I am so proud of you for booking this doctors appointment for tomorrow. And I also think it is a realyl good thing that your husband is going with you. It will help both of you if he is able to understand a little bit. I saw you were concerned about having to go IP, and I hope that you don't, but when you think about it logically it may well be the best thing for you, and will help you to recover more than anything else. I don't know. But we would miss you on here if you did!! :) Please don't worry about your doctor not taking you seriously. They are going to know the second you walk in that you have a problem. All you will need to do is give them details I should imagine. But it will be fine. And it will make you feel so much better when you know that you are starting to get some help.

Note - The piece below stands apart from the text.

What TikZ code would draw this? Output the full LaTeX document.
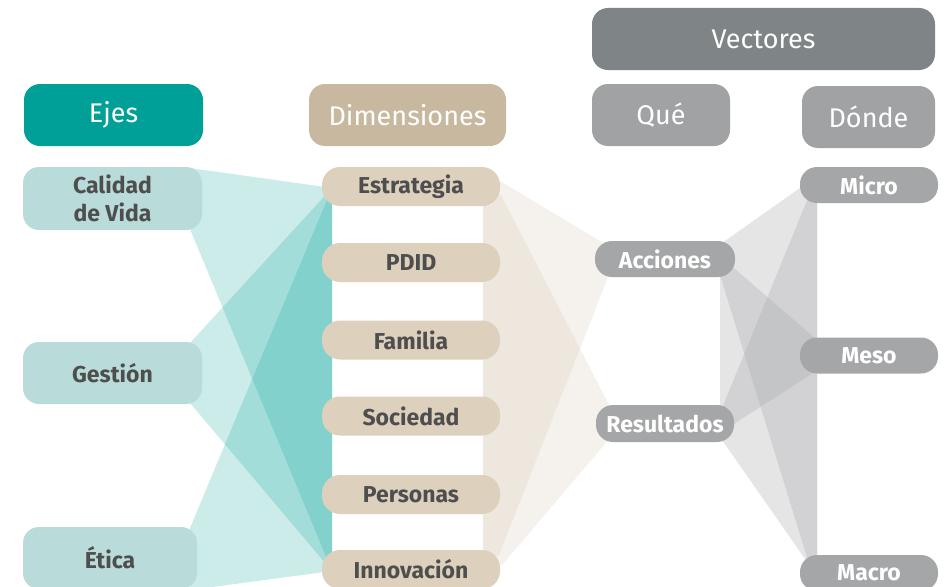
\documentclass[tikz,border=0pt]{standalone}
\usepackage{fontspec}
\setmainfont{Fira Sans}
\definecolor{tealH}{RGB}{0,160,152}
\definecolor{tanH}{RGB}{200,184,159}
\definecolor{vecH}{RGB}{127,132,134}
\definecolor{grayH}{RGB}{160,162,164}
\definecolor{ejeItem}{RGB}{185,219,218}
\definecolor{dimItem}{RGB}{221,208,189}
\definecolor{grayItem}{RGB}{165,166,168}
\definecolor{txtDark}{RGB}{78,78,78}
\definecolor{tealF}{RGB}{0,161,154}
\definecolor{tanF}{RGB}{201,183,156}
\definecolor{grayF}{RGB}{160,162,164}
\tikzset{
  box/.style={rounded corners=16pt, inner sep=0pt, align=center, draw=none},
  header/.style={box, text=white, font=\fontsize{27}{30}\selectfont},
  ejebox/.style={box, fill=ejeItem, text=txtDark, font=\fontsize{23}{28}\selectfont\bfseries, minimum height=62pt},
  dimbox/.style={box, fill=dimItem, text=txtDark, font=\fontsize{23}{25}\selectfont\bfseries, minimum width=178pt, minimum height=39pt, rounded corners=18pt},
  graybox/.style={box, fill=grayItem, text=white, font=\fontsize{23}{25}\selectfont\bfseries, minimum width=138pt, minimum height=36pt, rounded corners=17pt},
  tealfan/.style={fill=tealF, fill opacity=0.2, draw=none},
  tanfan/.style={fill=tanF, fill opacity=0.18, draw=none},
  grayfan/.style={fill=grayF, fill opacity=0.27, draw=none},
}
\begin{document}
\begin{tikzpicture}[x=1pt,y=-1pt]
\useasboundingbox (0,0) rectangle (944,586);
\clip (0,0) rectangle (944,586);
\fill[white] (0,0) rectangle (944,586);

% teal fans: Ejes -> Dimensiones
\path[tealfan] (190,168) -- (332,188) -- (332,571) -- (190,229) -- cycle;
\path[tealfan] (190,343) -- (332,188) -- (332,571) -- (190,403) -- cycle;
\path[tealfan] (190,528) -- (332,188) -- (332,571) -- (190,590) -- cycle;

% tan fans: Dimensiones -> Que
\path[tanfan] (483,185) -- (500,181) -- (610,247) -- (610,272) -- (499,555) -- (483,560) -- cycle;
\path[tanfan] (483,190) -- (501,195) -- (610,407) -- (610,438) -- (502,565) -- (483,565) -- cycle;

% gray fans: Que -> Donde
\path[grayfan] (722,243) -- (817,176) -- (817,590) -- (720,275) -- cycle;
\path[grayfan] (720,413) -- (817,176) -- (817,576) -- (722,440) -- cycle;
\path[grayfan] (817,340) -- (816,371) -- (720,433) -- (720,256) -- cycle;

% headers
\node[header, fill=tealH, minimum width=179pt, minimum height=62pt] (ejesH) at (113.5,115) {Ejes};
\node[header, fill=tanH, minimum width=197pt, minimum height=62pt] (dimH) at (407.5,115) {Dimensiones};
\node[header, fill=vecH, minimum width=343pt, minimum height=62pt] (vecH) at (763.5,39) {Vectores};
\node[header, fill=grayH, minimum width=138pt, minimum height=62pt] (queH) at (661,115) {Qué};
\node[header, fill=grayH, minimum width=133pt, minimum height=62pt] (dondeH) at (868.5,117) {Dónde};

% Ejes
\node[ejebox, minimum width=179pt, minimum height=63pt] (cal) at (112.5,198.5) {Calidad\\de Vida};
\node[ejebox, minimum width=179pt] (ges) at (112.5,373) {Gestión};
\node[ejebox, minimum width=174pt] (eti) at (110,558) {Ética};

% Dimensiones
\node[dimbox] (est) at (411,186.5) {Estrategia};
\node[dimbox] (pdid) at (411,262.5) {PDID};
\node[dimbox] (fam) at (411,340) {Familia};
\node[dimbox] (soc) at (411,416) {Sociedad};
\node[dimbox] (per) at (411,494.5) {Personas};
\node[dimbox] (inn) at (411,569.5) {Innovación};

% Que
\node[graybox, minimum width=140pt] (acc) at (665,259) {Acciones};
\node[graybox, minimum height=37pt] (res) at (665,423.5) {Resultados};

% Donde
\node[graybox] (mic) at (869,185) {Micro};
\node[graybox] (meso) at (869,355.5) {Meso};
\node[graybox] (mac) at (869,573) {Macro};
\end{tikzpicture}
\end{document}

How are you Nik? Hope your weekend is still going ok.
Loads of love
Emily xXx :angel:
Nikkita 03-07-2004, 10:21 AM Hi guys
Well, i went round to a friends yesterday,shes also a neighbour who knows a bit about whats been going on. So we were chatting and stuff,the reason i had gone round was to give her some clothes which are too big, so she was really chuffed and then she just turned round and said"I wish i could lose weight. I'm so envious of you right now"I never said anything but when i went home i was so angry, especially since she knows about the bulimia.It just sounded like all my problems were insignificant because at the end of the day ive lost weight!It really put me in a bad mood for the rest of the day.Have you both came across really tactless comments like that?i mean the whole weight/food thing is on our minds constantly and stupid comments like that just do not help me cope.

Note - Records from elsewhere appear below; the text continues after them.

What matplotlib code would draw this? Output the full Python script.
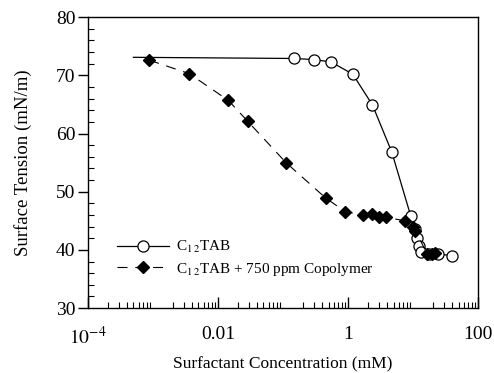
import numpy as np
import matplotlib
matplotlib.use("Agg")
import matplotlib.pyplot as plt
from matplotlib.ticker import FixedLocator, LogLocator, MultipleLocator, NullFormatter

plt.rcParams['font.family'] = ['Liberation Serif', 'DejaVu Serif']
plt.rcParams['mathtext.fontset'] = 'stix'

# C12TAB alone (first point is the start of the guide line, no marker)
tab_x = [5.0e-4, 0.149, 0.303, 0.547, 1.18, 2.37, 4.70, 9.2, 10.5, 11.5, 12.3, 13.4, 17.5, 24.5, 39.5]
tab_y = [73.1, 72.9, 72.7, 72.3, 70.2, 64.9, 56.8, 45.8, 43.6, 42.0, 40.6, 39.7, 39.3, 39.3, 39.0]

# C12TAB + 750 ppm copolymer
cop_x = [8.8e-4, 0.0036, 0.0144, 0.0286, 0.111, 0.454, 0.90, 1.70, 2.35, 3.0, 3.85, 7.5, 10.0, 10.8, 16.5, 19.5, 22.0]
cop_y = [72.6, 70.3, 65.7, 62.1, 55.0, 48.9, 46.6, 46.0, 46.1, 45.7, 45.6, 45.0, 43.9, 43.3, 39.3, 39.3, 39.4]

fig = plt.figure(figsize=(4.94, 3.73), dpi=100)
ax = fig.add_axes([0.178, 0.174, 0.79, 0.78])

ax.plot(tab_x, tab_y, '-', color='black', lw=0.9, marker='o', ms=8,
        mfc='white', mec='black', mew=0.9, markevery=list(range(1, len(tab_x))),
        label=r'C$_{1\,2}$TAB')
ax.plot(cop_x, cop_y, color='black', lw=0.8, ls=(0, (9, 7)), marker='D', ms=6,
        mfc='black', mec='black', label=r'C$_{1\,2}$TAB + 750 ppm Copolymer')

ax.set_xscale('log')
ax.set_xlim(1e-4, 100)
ax.set_ylim(30, 80)
ax.xaxis.set_major_locator(FixedLocator([1e-4, 1e-2, 1, 100]))
ax.set_xticklabels([r'$10^{-4}$', '0.01', '1', '100'])
ax.xaxis.set_minor_locator(LogLocator(base=10, subs=np.arange(2, 10)))
ax.xaxis.set_minor_formatter(NullFormatter())
ax.yaxis.set_major_locator(MultipleLocator(10))
ax.yaxis.set_minor_locator(MultipleLocator(2))

ax.tick_params(axis='x', which='major', direction='in', length=8, width=1, labelsize=14, pad=13)
ax.tick_params(axis='x', which='minor', direction='in', length=4, width=0.8)
ax.tick_params(axis='y', which='major', direction='out', length=7, width=1, labelsize=14, pad=2)
ax.tick_params(axis='y', which='minor', direction='in', length=4, width=0.8)
for s in ax.spines.values():
    s.set_linewidth(1.0)

ax.set_xlabel('Surfactant Concentration (mM)', fontsize=12.5, labelpad=6)
ax.set_ylabel('Surface Tension (mN/m)', fontsize=13.5, labelpad=17)

ax.legend(loc='lower left', bbox_to_anchor=(0.06, 0.083), frameon=False, fontsize=11,
          handlelength=3.4, handletextpad=0.4, labelspacing=0.35, borderaxespad=0)

fig.savefig('out.png', dpi=100)
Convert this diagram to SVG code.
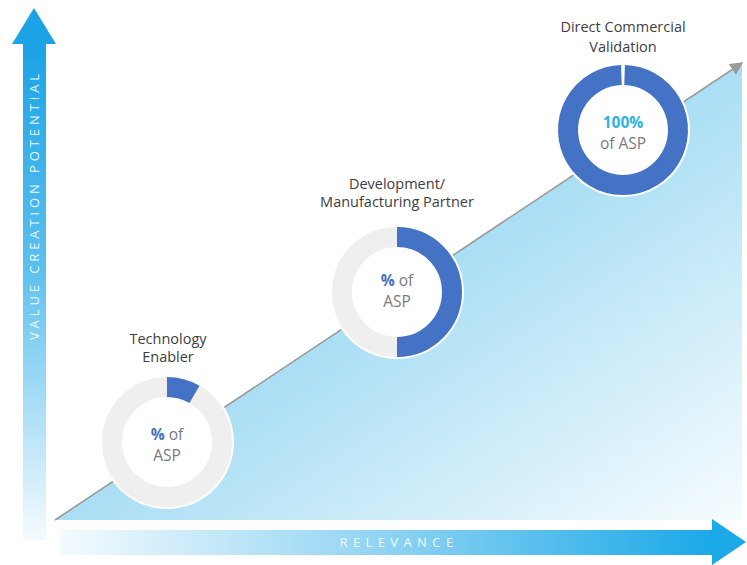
<svg xmlns="http://www.w3.org/2000/svg" width="747" height="565" viewBox="0 0 747 565">
  <defs>
    <linearGradient id="vGrad" x1="0" y1="44" x2="0" y2="540" gradientUnits="userSpaceOnUse">
      <stop offset="0" stop-color="#1ba3e6"/>
      <stop offset="0.45" stop-color="#5cc0ee"/>
      <stop offset="1" stop-color="#f4fbfe"/>
    </linearGradient>
    <linearGradient id="hGrad" x1="60" y1="0" x2="712" y2="0" gradientUnits="userSpaceOnUse">
      <stop offset="0" stop-color="#f4fbfe"/>
      <stop offset="0.5" stop-color="#8fd3f2"/>
      <stop offset="1" stop-color="#1ba9e8"/>
    </linearGradient>
    <linearGradient id="triGrad" x1="531" y1="203" x2="742" y2="520" gradientUnits="userSpaceOnUse">
      <stop offset="0" stop-color="#a9def4"/>
      <stop offset="1" stop-color="#f6fcfe"/>
    </linearGradient>
    <marker id="lineHead" viewBox="0 0 10 10" refX="9" refY="5" markerWidth="13" markerHeight="13" orient="auto" markerUnits="userSpaceOnUse">
      <path d="M0,0 L10,5 L0,10 Z" fill="#9a9a9a"/>
    </marker>
  </defs>
  <style>
    .axis-label { font-family: "Open Sans", "Liberation Sans", Arial, sans-serif; font-size: 13px; fill: #ffffff; fill-opacity: 0.9; }
    .label { font-family: "Open Sans", "Liberation Sans", Arial, sans-serif; font-size: 14.5px; fill: #404040; text-anchor: middle; }
    .inner { font-family: "Open Sans", "Liberation Sans", Arial, sans-serif; font-size: 15.5px; fill: #7a7a7a; text-anchor: middle; }
    .pct { fill: #4472c4; font-weight: bold; }
    .pct100 { fill: #2bb3e3; font-weight: bold; }
    .track { fill: none; stroke: #efefef; stroke-width: 20; }
    .share { fill: none; stroke: #4472c4; stroke-width: 20; }
    .halo { fill: #ffffff; }
  </style>

  <rect width="747" height="565" fill="#ffffff"/>

  <!-- rising area under the trend line -->
  <polygon points="55,520 742,63 742,520" fill="url(#triGrad)"/>

  <!-- axes -->
  <g id="axis-y">
    <polygon points="23,44 12,44 34,8 56,44 46,44 46,540 23,540" fill="url(#vGrad)"/>
    <text class="axis-label" transform="translate(39,205) rotate(-90)" text-anchor="middle" letter-spacing="3.9">VALUE CREATION POTENTIAL</text>
  </g>
  <g id="axis-x">
    <polygon points="60,530 712,530 712,519 746,542 712,565 712,555 60,555" fill="url(#hGrad)"/>
    <text class="axis-label" x="399" y="547" text-anchor="middle" letter-spacing="5.4">RELEVANCE</text>
  </g>

  <!-- trend line -->
  <g id="connectors">
    <line x1="55" y1="520" x2="742" y2="63" stroke="#9a9a9a" stroke-width="1.6" marker-end="url(#lineHead)"/>
  </g>

  <!-- stage 1 -->
  <g id="technology-enabler">
    <circle class="halo" cx="167" cy="442" r="67"/>
    <circle class="track" cx="167" cy="442" r="55"/>
    <path class="share" d="M167,387 A55,55 0 0 1 194.5,394.4"/>
    <text class="inner" x="167" y="440"><tspan class="pct">%</tspan> of</text>
    <text class="inner" x="167" y="461">ASP</text>
    <text class="label" x="168" y="344">Technology</text>
    <text class="label" x="168" y="362">Enabler</text>
  </g>

  <!-- stage 2 -->
  <g id="development-partner">
    <circle class="halo" cx="397" cy="292" r="67"/>
    <circle class="track" cx="397" cy="292" r="55"/>
    <path class="share" d="M397,237 A55,55 0 0 1 397,347"/>
    <text class="inner" x="397" y="286"><tspan class="pct">%</tspan> of</text>
    <text class="inner" x="397" y="307">ASP</text>
    <text class="label" x="397" y="189">Development/</text>
    <text class="label" x="397" y="207">Manufacturing Partner</text>
  </g>

  <!-- stage 3 -->
  <g id="direct-commercial-validation">
    <circle class="halo" cx="623" cy="130" r="67"/>
    <path class="share" d="M624.6,75.02 A55,55 0 1 1 621.4,75.02"/>
    <text class="inner" x="623" y="128"><tspan class="pct100">100%</tspan></text>
    <text class="inner" x="623" y="149">of ASP</text>
    <text class="label" x="623" y="32">Direct Commercial</text>
    <text class="label" x="623" y="52">Validation</text>
  </g>
</svg>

And im also stressing out a bit about work.I work as an artists model and theres one particular tutor who seems to like to dress me up in these really TINY vintage type dresses and im so paranoid that if i put an ounce on i wont fit in to them. im putting ALOT of pressure on myself i know but what can i do?Nobody at my work knows anything and i kind of want it to stay that way for now.
Anyway, im done with moaning!H, all the best for tomorrow. I will be SO thinking about you. Im so concerned about you both. Its like ive acquired a couple of sisters or something!Do you know what i mean?